Mme Martine Aubry, ministre de l'emploi et de la solidarité. Monsieur le sénateur, je pense vraiment que le bilan de la réduction du temps travail mérite un peu plus de rigueur, en tout cas un peu moins d'excès, que la caricature que nous venons d'entendre. (Exclamations sur les travées du RPR.)
Tout d'abord, je rappelle que nous avions annoncé la création de 40 000 emplois cette année. Le Sénat s'en était d'ailleurs ému, pensant que cet objectif était irréalisable. Or, à peine six mois après le début de l'année, nous sommes déjà à 73 000 emplois créés ou préservés.
M. Jean Chérioux. Préservés !
Mme Martine Aubry, ministre de l'emploi et de la solidarité. Le quart préservé et les trois quarts créés !
Cela représente la moitié de la baisse du chômage de l'année dernière, la moitié de la plus forte baisse que l'on ait enregistré. Voilà qui mérite que l'on fasse preuve d'un peu de mesure.
S'agissant du coût, monsieur le sénateur, je rappelle que la ristourne dégressive mise en place par M. Juppé représente 1 million de francs par emploi, alors qu'en l'occurrence il s'agit de 50 000 à 70 000 francs. Par conséquent, là aussi, comparons ce qui doit l'être !
Nous croyons en cette réduction du temps de travail négociée, qui ne porte pas atteinte à la compétitivité des entreprises...
M. Henri de Richemont. Négociée ? C'est nouveau !
Mme Martine Aubry, ministre de l'emploi et de la solidarité. Nous l'avons toujours dit, et combien de fois ici ! (Exclamations sur les travées du RPR.)
Nous croyons, disais-je, en une réduction du temps de travail qui entraîne, par la négociation, une amélioration des conditions de vie des salariés, de la compétitivité des entreprises et de l'emploi.
En ce qui concerne la réforme des charges sociales, qui est un problème connexe, même si nous souhaitons que la contrepartie de cette baisse des charges soit la réduction de la durée du travail, je voudrais vous rappeler, monsieur le sénateur, que cette écotaxe dont vous parlez va être très rapidement généralisée au plan européen.
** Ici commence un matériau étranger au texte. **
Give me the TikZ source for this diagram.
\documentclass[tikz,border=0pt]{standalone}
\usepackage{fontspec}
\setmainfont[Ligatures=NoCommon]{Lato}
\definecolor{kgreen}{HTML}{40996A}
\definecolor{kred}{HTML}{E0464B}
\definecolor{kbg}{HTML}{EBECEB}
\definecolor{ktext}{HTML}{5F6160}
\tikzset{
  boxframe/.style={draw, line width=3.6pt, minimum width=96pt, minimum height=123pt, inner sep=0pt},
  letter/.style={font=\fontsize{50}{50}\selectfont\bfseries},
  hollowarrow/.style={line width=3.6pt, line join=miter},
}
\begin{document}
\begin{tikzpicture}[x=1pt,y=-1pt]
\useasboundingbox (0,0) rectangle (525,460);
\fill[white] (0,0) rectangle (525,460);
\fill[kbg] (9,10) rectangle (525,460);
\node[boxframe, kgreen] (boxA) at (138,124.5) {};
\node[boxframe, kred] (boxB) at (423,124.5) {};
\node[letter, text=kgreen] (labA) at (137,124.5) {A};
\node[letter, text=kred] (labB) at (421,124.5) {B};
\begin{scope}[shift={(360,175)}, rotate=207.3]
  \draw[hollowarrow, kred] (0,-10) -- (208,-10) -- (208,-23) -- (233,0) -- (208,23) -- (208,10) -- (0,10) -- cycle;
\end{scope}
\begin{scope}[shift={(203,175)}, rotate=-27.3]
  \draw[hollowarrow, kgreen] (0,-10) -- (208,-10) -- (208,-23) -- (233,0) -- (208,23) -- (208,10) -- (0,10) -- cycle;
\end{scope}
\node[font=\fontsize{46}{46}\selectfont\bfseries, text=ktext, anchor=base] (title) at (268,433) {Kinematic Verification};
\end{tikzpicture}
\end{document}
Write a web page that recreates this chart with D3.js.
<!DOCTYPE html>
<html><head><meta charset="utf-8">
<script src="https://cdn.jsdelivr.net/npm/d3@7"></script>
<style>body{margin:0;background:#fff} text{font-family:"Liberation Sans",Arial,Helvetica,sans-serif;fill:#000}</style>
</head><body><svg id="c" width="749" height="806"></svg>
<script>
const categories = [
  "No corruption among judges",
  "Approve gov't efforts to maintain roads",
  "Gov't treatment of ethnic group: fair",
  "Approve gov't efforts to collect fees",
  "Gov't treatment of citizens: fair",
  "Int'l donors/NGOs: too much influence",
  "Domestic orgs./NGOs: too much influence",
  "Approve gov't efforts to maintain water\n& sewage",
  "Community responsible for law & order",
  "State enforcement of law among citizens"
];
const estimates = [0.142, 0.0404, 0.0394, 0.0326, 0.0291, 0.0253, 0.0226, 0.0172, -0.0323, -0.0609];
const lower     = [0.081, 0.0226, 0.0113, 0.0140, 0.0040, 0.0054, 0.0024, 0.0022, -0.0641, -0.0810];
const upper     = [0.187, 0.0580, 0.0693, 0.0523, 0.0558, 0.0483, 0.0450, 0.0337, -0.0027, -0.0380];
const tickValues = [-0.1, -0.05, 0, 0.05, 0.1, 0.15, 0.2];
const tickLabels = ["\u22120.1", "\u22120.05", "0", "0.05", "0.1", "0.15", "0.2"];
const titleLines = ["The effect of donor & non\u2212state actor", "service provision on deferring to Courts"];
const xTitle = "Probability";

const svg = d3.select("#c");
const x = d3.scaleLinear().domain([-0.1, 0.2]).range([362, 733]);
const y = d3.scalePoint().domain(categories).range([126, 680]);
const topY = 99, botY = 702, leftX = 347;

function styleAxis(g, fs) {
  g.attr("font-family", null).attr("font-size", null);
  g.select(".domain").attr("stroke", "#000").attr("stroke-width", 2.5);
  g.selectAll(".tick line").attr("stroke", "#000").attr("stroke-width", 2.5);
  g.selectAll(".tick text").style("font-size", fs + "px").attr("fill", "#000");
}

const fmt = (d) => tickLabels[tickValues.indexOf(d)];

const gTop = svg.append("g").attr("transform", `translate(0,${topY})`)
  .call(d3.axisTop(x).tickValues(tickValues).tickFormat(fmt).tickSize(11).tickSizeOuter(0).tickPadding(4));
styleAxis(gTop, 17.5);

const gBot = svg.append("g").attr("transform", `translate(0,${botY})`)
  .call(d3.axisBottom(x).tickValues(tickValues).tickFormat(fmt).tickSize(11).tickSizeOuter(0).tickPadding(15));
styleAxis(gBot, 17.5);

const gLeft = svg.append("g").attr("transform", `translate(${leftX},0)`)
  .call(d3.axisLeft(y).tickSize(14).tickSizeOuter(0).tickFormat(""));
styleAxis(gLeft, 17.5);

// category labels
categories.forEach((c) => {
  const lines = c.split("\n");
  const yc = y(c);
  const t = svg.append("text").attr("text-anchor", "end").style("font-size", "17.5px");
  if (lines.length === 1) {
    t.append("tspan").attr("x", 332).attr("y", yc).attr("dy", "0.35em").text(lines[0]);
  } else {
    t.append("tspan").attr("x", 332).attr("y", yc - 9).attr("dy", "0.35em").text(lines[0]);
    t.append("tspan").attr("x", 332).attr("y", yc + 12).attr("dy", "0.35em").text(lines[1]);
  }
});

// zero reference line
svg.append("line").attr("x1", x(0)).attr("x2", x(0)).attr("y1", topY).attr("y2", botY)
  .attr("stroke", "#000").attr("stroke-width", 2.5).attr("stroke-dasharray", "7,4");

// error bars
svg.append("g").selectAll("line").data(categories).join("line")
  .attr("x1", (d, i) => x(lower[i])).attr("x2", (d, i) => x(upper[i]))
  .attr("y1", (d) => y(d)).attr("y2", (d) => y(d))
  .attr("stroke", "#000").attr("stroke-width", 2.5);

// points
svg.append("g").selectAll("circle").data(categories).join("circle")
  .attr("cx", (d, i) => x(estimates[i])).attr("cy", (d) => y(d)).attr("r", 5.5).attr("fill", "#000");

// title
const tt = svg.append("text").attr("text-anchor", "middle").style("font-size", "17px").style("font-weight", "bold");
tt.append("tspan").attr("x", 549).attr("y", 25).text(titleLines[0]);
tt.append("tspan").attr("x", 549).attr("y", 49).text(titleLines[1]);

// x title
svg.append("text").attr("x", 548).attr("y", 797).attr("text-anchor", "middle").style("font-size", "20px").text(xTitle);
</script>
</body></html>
Elle existe déjà en Grande-Bretagne, en Allemagne et en Italie. (Nouvelles exclamations sur les travées du RPR.)
Nous avons choisi, comme M. Tony Blair, d'affecter le produit de cette taxe à la réduction des charges sociales, c'est-à-dire de redistribuer des prélèvements sur les entreprises aux entreprises, alors que d'autres pays ont décidé de l'inscrire au budget de l'Etat pour d'autres affectations.
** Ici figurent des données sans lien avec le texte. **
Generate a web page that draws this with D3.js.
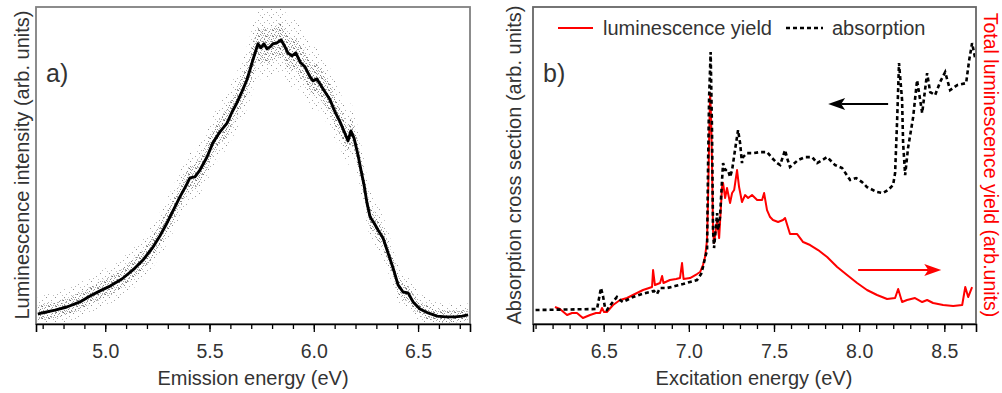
<!DOCTYPE html>
<html>
<head>
<meta charset="utf-8">
<script src="https://cdn.jsdelivr.net/npm/d3@7/dist/d3.min.js"></script>
<style>
  html, body { margin: 0; padding: 0; background: #fff; }
  svg { display: block; font-family: "Liberation Sans", Arial, Helvetica, sans-serif; }
</style>
</head>
<body>
<svg id="chart" width="1002" height="393"></svg>
<script>
// ---------------- Panel a data: emission spectrum (smoothed) ----------------
const emissionEnergy = [4.677,4.696,4.759,4.816,4.879,4.927,4.975,5.023,5.080,5.133,5.181,5.229,5.262,5.296,5.329,5.358,5.387,5.406,5.430,5.454,5.488,5.516,5.550,5.584,5.608,5.631,5.655,5.679,5.694,5.708,5.723,5.732,5.747,5.761,5.776,5.790,5.804,5.823,5.843,5.857,5.876,5.895,5.914,5.934,5.958,5.982,5.996,6.015,6.030,6.054,6.078,6.102,6.126,6.150,6.164,6.178,6.193,6.212,6.226,6.241,6.255,6.270,6.289,6.308,6.332,6.356,6.380,6.404,6.428,6.452,6.476,6.509,6.548,6.591,6.634,6.677,6.711,6.740];
const emissionIntensity = [3.5,3.9,4.9,6.0,7.8,9.9,11.7,13.4,15.9,19.1,22.6,27.2,31.1,35.7,40.6,44.9,48.8,51.6,52.0,54.4,59.0,64.0,67.9,71.0,74.9,78.1,82.0,86.2,89.8,93.3,96.8,99.0,97.6,99.0,97.2,97.9,99.0,99.3,100.4,98.6,95.8,94.7,95.8,92.6,90.8,87.3,85.9,86.6,84.8,82.0,79.2,74.9,71.4,67.2,64.7,68.2,65.7,59.7,54.4,49.1,42.8,37.8,35.7,33.2,30.4,25.1,19.8,13.8,11.3,11.0,7.8,5.3,3.9,2.8,2.5,2.5,2.8,3.2];
// half-width of the raw-data scatter around the smoothed curve
const scatterEnergy = [4.66,5.0,5.3,5.6,5.75,5.9,6.1,6.3,6.5,6.76];
const scatterSpread = [2.4,2.8,3.4,4.2,5.2,5.0,4.4,3.4,2.2,1.6];

// ---------------- Panel b data ----------------
const absEnergy = [6.100,6.461,6.484,6.496,6.508,6.519,6.549,6.578,6.596,6.613,6.672,6.725,6.772,6.795,6.813,6.831,6.872,6.919,6.966,7.007,7.048,7.072,7.083,7.095,7.107,7.113,7.119,7.128,7.136,7.142,7.148,7.166,7.172,7.183,7.195,7.201,7.213,7.230,7.242,7.254,7.271,7.289,7.301,7.312,7.318,7.342,7.377,7.418,7.459,7.489,7.518,7.536,7.565,7.577,7.594,7.641,7.683,7.724,7.753,7.812,7.859,7.900,7.947,7.982,8.017,8.046,8.105,8.140,8.170,8.199,8.211,8.223,8.234,8.252,8.258,8.270,8.287,8.317,8.340,8.370,8.399,8.417,8.446,8.475,8.505,8.534,8.575,8.628,8.646,8.663,8.681];
const absValue = [4.9,5.25,12.6,9.8,5.6,4.9,7.35,9.45,8.4,7.7,9.45,10.5,11.2,11.6,10.5,12.6,12.6,13.3,14.0,14.7,15.4,17.5,19.95,23.1,25.9,56.35,79.45,95.2,67.9,32.9,26.6,38.85,32.9,37.45,50.4,56.35,53.9,53.9,51.45,53.9,60.9,67.9,63.35,56.35,58.45,59.85,59.85,60.2,60.2,58.1,56.35,55.65,60.9,58.1,54.95,57.4,58.45,58.45,56.35,58.45,55.65,54.6,50.4,51.1,49.7,47.95,46.2,45.85,46.9,48.65,52.85,71.4,91.35,78.4,63.35,52.15,61.6,72.45,85.4,73.85,87.85,81.2,80.15,84.7,88.2,81.9,83.65,84.35,92.4,98.35,93.1];

const lumEnergy = [6.214,6.243,6.285,6.314,6.343,6.378,6.420,6.455,6.478,6.490,6.502,6.519,6.555,6.596,6.637,6.672,6.731,6.784,6.790,6.801,6.831,6.843,6.851,6.889,6.925,6.948,6.960,6.969,7.007,7.048,7.066,7.083,7.095,7.107,7.113,7.119,7.125,7.131,7.136,7.142,7.148,7.166,7.178,7.195,7.201,7.213,7.224,7.242,7.254,7.266,7.283,7.295,7.312,7.330,7.348,7.371,7.401,7.430,7.442,7.459,7.477,7.494,7.524,7.553,7.565,7.594,7.636,7.671,7.712,7.759,7.812,7.871,7.929,7.988,8.046,8.105,8.164,8.211,8.229,8.252,8.281,8.328,8.370,8.399,8.434,8.493,8.552,8.605,8.623,8.640,8.663];
const lumValue = [5.95,5.25,3.15,3.85,3.85,2.1,3.15,3.85,3.85,5.6,4.2,4.2,6.65,8.4,9.1,10.15,11.9,12.95,18.9,13.65,14.35,16.8,14.35,15.4,15.75,16.1,21.35,15.75,16.1,17.5,18.2,20.65,23.45,29.4,44.45,64.4,80.85,71.4,56.35,32.9,28.35,36.4,30.1,47.95,49.35,44.1,47.6,42.35,45.85,46.9,53.9,47.95,42.7,45.15,44.1,45.15,43.4,43.4,45.85,39.9,37.45,36.4,35.7,36.4,37.1,31.5,31.5,28.7,27.65,25.9,23.45,19.95,17.15,14.35,11.9,10.15,8.75,9.1,12.25,7.7,8.4,9.1,7.7,8.4,7.35,6.65,6.3,6.65,12.95,9.45,12.95];

// ---------------- Ticks & labels ----------------
const aMajorTicks = [5.0, 5.5, 6.0, 6.5];
const aMinorTicks = [4.7,4.8,4.9,5.0,5.1,5.2,5.3,5.4,5.5,5.6,5.7,5.8,5.9,6.0,6.1,6.2,6.3,6.4,6.5,6.6,6.7];
const bMajorTicks = [6.5, 7.0, 7.5, 8.0, 8.5];
const bMinorTicks = [6.1,6.2,6.3,6.4,6.5,6.6,6.7,6.8,6.9,7.0,7.1,7.2,7.3,7.4,7.5,7.6,7.7,7.8,7.9,8.0,8.1,8.2,8.3,8.4,8.5,8.6];
const legendLabels = ["luminescence yield", "absorption"];
// annotation arrows in data coordinates: [fromE, toE, value]
const absArrow = [8.170, 7.818, 77];
const lumArrow = [7.994, 8.482, 18.9];

// ---------------- Drawing ----------------
const svg = d3.select("#chart");
const TXT = "#333";
const FS = 19.5;

const defs = svg.append("defs");
// stipple textures for the raw-data scatter
const pd = defs.append("pattern").attr("id","dense").attr("patternUnits","userSpaceOnUse").attr("width",7).attr("height",6);
[[0,0,"#6e6e6e"],[3,1,"#959595"],[5,3,"#808080"],[1,4,"#8f8f8f"],[4,5,"#a8a8a8"],[6,0,"#a5a5a5"],[2,2,"#b0b0b0"],[6,5,"#999"],[2,5,"#bbb"]].forEach(d=>{
  pd.append("rect").attr("x",d[0]).attr("y",d[1]).attr("width",1).attr("height",1).attr("fill",d[2]);
});
const ps = defs.append("pattern").attr("id","sparse").attr("patternUnits","userSpaceOnUse").attr("width",9).attr("height",8);
[[1,1,"#909090"],[6,4,"#a8a8a8"],[3,6,"#b4b4b4"],[8,7,"#c0c0c0"]].forEach(d=>{
  ps.append("rect").attr("x",d[0]).attr("y",d[1]).attr("width",1).attr("height",1).attr("fill",d[2]);
});

function drawAxis(x, y0, major, minor) {
  svg.append("g").attr("transform",`translate(0,${y0})`)
    .call(d3.axisBottom(x).tickValues(minor).tickSize(5).tickFormat(""))
    .call(g => { g.select(".domain").remove(); g.selectAll("line").attr("stroke","#000").attr("stroke-width",1.3); });
  svg.append("g").attr("transform",`translate(0,${y0})`)
    .call(d3.axisBottom(x).tickValues(major).tickSize(8).tickPadding(12).tickFormat(d3.format(".1f")))
    .call(g => {
      g.select(".domain").attr("stroke","#000").attr("stroke-width",1.6);
      g.selectAll("line").attr("stroke","#000").attr("stroke-width",1.3);
      g.selectAll("text").attr("fill",TXT).style("font-size",FS+"px").attr("font-family",null);
    });
}

function arrow(x1, x2, y, color) {
  const dir = Math.sign(x2 - x1);
  const L = 17, W = 6, notch = 4;
  svg.append("line").attr("x1",x1).attr("x2",x2 - dir*(L-notch)).attr("y1",y).attr("y2",y)
    .attr("stroke",color).attr("stroke-width",2);
  svg.append("path")
    .attr("d",`M${x2},${y} L${x2-dir*L},${y-W} L${x2-dir*(L-notch)},${y} L${x2-dir*L},${y+W} Z`)
    .attr("fill",color);
}

// ---------- Panel a ----------
const ax = d3.scaleLinear().domain([4.668, 6.749]).range([36, 470]);
const ay = d3.scaleLinear().domain([0, 112]).range([324, 7]);
svg.append("rect").attr("x",36).attr("y",7).attr("width",434).attr("height",317)
  .attr("fill","none").attr("stroke","#808080").attr("stroke-width",1.8);

const spread = d3.scaleLinear().domain(scatterEnergy).range(scatterSpread);
const aPts = emissionEnergy.map((e,i)=>({e, v: emissionIntensity[i]}));
const clipA = defs.append("clipPath").attr("id","clipA");
clipA.append("rect").attr("x",37).attr("y",8).attr("width",432).attr("height",315);
const ga = svg.append("g").attr("clip-path","url(#clipA)");
ga.append("path").datum(aPts)
  .attr("d", d3.area().x(d=>ax(d.e)).y0(d=>ay(d.v - 2.2*spread(d.e))).y1(d=>ay(d.v + 2.5*spread(d.e))).curve(d3.curveLinear))
  .attr("fill","url(#sparse)");
ga.append("path").datum(aPts)
  .attr("d", d3.area().x(d=>ax(d.e)).y0(d=>ay(d.v - 1.1*spread(d.e))).y1(d=>ay(d.v + 1.2*spread(d.e))).curve(d3.curveLinear))
  .attr("fill","url(#dense)");
ga.append("path").datum(aPts)
  .attr("d", d3.line().x(d=>ax(d.e)).y(d=>ay(d.v)).curve(d3.curveLinear))
  .attr("fill","none").attr("stroke","#000").attr("stroke-width",2.9).attr("stroke-linejoin","round");
drawAxis(ax, 324, aMajorTicks, aMinorTicks);

svg.append("text").attr("x",46).attr("y",82).attr("fill",TXT).style("font-size","25px").text("a)");
svg.append("text").attr("transform","translate(29,165) rotate(-90)").attr("text-anchor","middle")
  .attr("fill",TXT).style("font-size","20px").text("Luminescence intensity (arb. units)");
svg.append("text").attr("x",253).attr("y",385).attr("text-anchor","middle")
  .attr("fill",TXT).style("font-size","20px").text("Emission energy (eV)");

// ---------- Panel b ----------
const bx = d3.scaleLinear().domain([6.085, 8.686]).range([533, 976]);
const byAbs = d3.scaleLinear().domain([0, 111]).range([324, 7]);
const byLum = d3.scaleLinear().domain([0, 111]).range([324, 7]);
svg.append("rect").attr("x",533).attr("y",7).attr("width",443).attr("height",317)
  .attr("fill","none").attr("stroke","#666").attr("stroke-width",1.8);

const clipB = defs.append("clipPath").attr("id","clipB");
clipB.append("rect").attr("x",534).attr("y",8).attr("width",441).attr("height",315);
const gb = svg.append("g").attr("clip-path","url(#clipB)");
gb.append("path").datum(lumEnergy.map((e,i)=>[e,lumValue[i]]))
  .attr("d", d3.line().x(d=>bx(d[0])).y(d=>byLum(d[1])))
  .attr("fill","none").attr("stroke","#ff0000").attr("stroke-width",2).attr("stroke-linejoin","round");
gb.append("path").datum(absEnergy.map((e,i)=>[e,absValue[i]]))
  .attr("d", d3.line().x(d=>bx(d[0])).y(d=>byAbs(d[1])))
  .attr("fill","none").attr("stroke","#000").attr("stroke-width",2.6).attr("stroke-dasharray","4,3");
drawAxis(bx, 324, bMajorTicks, bMinorTicks);

// legend
svg.append("line").attr("x1",558).attr("x2",593).attr("y1",28).attr("y2",28).attr("stroke","#ff0000").attr("stroke-width",2);
svg.append("text").attr("x",603).attr("y",35).attr("fill",TXT).style("font-size","20px").text(legendLabels[0]);
svg.append("line").attr("x1",786).attr("x2",823).attr("y1",28).attr("y2",28).attr("stroke","#000").attr("stroke-width",2.6).attr("stroke-dasharray","4,3");
svg.append("text").attr("x",832).attr("y",35).attr("fill",TXT).style("font-size","20px").text(legendLabels[1]);

svg.append("text").attr("x",543).attr("y",82).attr("fill",TXT).style("font-size","25px").text("b)");

// arrows
arrow(bx(absArrow[0]), bx(absArrow[1]), byAbs(absArrow[2]), "#000");
arrow(bx(lumArrow[0]), bx(lumArrow[1]), byLum(lumArrow[2]), "#ff0000");

svg.append("text").attr("transform","translate(521,165) rotate(-90)").attr("text-anchor","middle")
  .attr("fill",TXT).style("font-size","20px").text("Absorption cross section (arb. units)");
svg.append("text").attr("transform","translate(984,165) rotate(90)").attr("text-anchor","middle")
  .attr("fill","#ff0000").style("font-size","19.5px").text("Total luminescence yield (arb.units)");
svg.append("text").attr("x",754).attr("y",385).attr("text-anchor","middle")
  .attr("fill",TXT).style("font-size","20px").text("Excitation energy (eV)");
</script>
</body>
</html>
Vous devriez louer le fait que la réforme que nous sommes en train de mettre en place se fait à prélèvement global constant pour les entreprises, et non à prélèvement complémentaire.
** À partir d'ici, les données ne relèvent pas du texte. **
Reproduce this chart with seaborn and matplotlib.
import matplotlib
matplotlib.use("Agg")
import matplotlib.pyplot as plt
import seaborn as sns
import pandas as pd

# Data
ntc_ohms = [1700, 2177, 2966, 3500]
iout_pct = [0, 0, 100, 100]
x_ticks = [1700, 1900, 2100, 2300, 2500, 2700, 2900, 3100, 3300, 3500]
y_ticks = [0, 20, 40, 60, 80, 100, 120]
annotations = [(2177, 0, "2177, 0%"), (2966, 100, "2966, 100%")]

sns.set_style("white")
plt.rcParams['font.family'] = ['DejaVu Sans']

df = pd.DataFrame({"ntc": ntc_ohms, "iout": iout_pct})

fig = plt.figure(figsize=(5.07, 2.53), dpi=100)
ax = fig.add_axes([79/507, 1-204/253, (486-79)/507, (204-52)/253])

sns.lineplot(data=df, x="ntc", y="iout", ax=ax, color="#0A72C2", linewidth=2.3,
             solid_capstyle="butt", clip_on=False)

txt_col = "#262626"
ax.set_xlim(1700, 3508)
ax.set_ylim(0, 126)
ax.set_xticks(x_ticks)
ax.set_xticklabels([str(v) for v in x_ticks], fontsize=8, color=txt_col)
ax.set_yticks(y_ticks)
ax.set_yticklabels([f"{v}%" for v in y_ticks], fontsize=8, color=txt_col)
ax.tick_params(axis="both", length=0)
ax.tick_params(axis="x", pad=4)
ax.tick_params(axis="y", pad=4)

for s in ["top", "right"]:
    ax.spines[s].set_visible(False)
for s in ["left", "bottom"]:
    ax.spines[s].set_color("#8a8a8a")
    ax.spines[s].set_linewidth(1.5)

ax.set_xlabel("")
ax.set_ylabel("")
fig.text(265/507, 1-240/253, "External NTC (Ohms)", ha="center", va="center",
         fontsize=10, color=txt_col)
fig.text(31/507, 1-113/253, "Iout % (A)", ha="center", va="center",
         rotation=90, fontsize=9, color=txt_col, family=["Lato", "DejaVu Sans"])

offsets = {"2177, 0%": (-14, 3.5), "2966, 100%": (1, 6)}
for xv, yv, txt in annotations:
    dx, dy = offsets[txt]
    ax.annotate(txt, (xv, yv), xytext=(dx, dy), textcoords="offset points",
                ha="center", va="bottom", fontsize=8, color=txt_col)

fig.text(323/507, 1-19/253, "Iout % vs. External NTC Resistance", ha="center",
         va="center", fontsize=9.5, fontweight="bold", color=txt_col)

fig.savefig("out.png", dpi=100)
S'agissant des remarques à propos de la politique familiale, elles sont excessives, surtout quand on sait que nous avons hérité d'une sécurité sociale avec 10 milliards de francs de déficit sur la branche famille et que l'excédent sera de 2 milliards de francs cette année !
M. Dominique Braye. Tout est rose !

Mme Martine Aubry, ministre de l'emploi et de la solidarité. Ces chiffres, à eux seuls, répondent à votre question. (Applaudissements sur les travées socialistes ainsi que sur celles du groupe communiste républicain et citoyen.)